From starting up with modest funding, Papercup is now running its e-commerce website, hosting quarterly independent events, and collaborating with colleges as their gift sponsor for fests. “It’s been a year since the time we got registered. If we managed this much in a year we will surely march forward in the future,” she adds.
Somrwita admits that starting up in West Bengal had more than its fair share of hurdles. “A year ago, it seemed to be the worst thing I could end up doing to my beloved Bengali society was become an entrepreneur. Starting up has a lot of stigma attached to it. The first hurdle was to tackle all the ridicule and not let it dampen my spirits. Anything which people find a little unusual is considered to be troubled waters. So one would have to go through sessions where people will tell you why not to start up, how ridiculous it is of you to even consider it and why it’s best to keep it as a hobby and take a job for a living. The ideal life for them is to live a life with zero risks. That’s what they have done and that’s the life they want you to adopt. So, basically a lot of wisdom was bombarded on me from several directions till I walked away shamelessly and did what I had to. That is extremely crucial: be shameless. When I set out, I was equally ready for it to take off or shut down. I’m still equally ready for either though I’d trade almost anything in the world to see the former being the case,” she says earnestly.
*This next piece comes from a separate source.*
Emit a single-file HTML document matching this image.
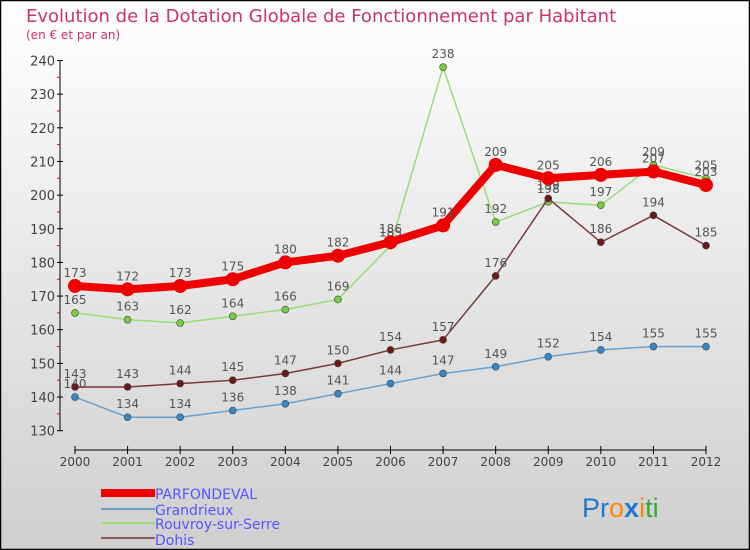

The lows, when compared with the highs, pale in comparison. Somrwita says, “The thrill! It’s almost like a movie. Even though you are doing more or less the same thing every day, each day is so different. There is so much rush: brainstorming, meeting new people, brewing ten different ideas, staying awake to put things together and letting it down in the Papercup after parties. But in the end, the best part about starting up is the belief that you are making a difference. For the last one year, I couldn’t think of being anything else other than an entrepreneur. Given a chance, in spite of the failures, I think I would always choose to be an entrepreneur”.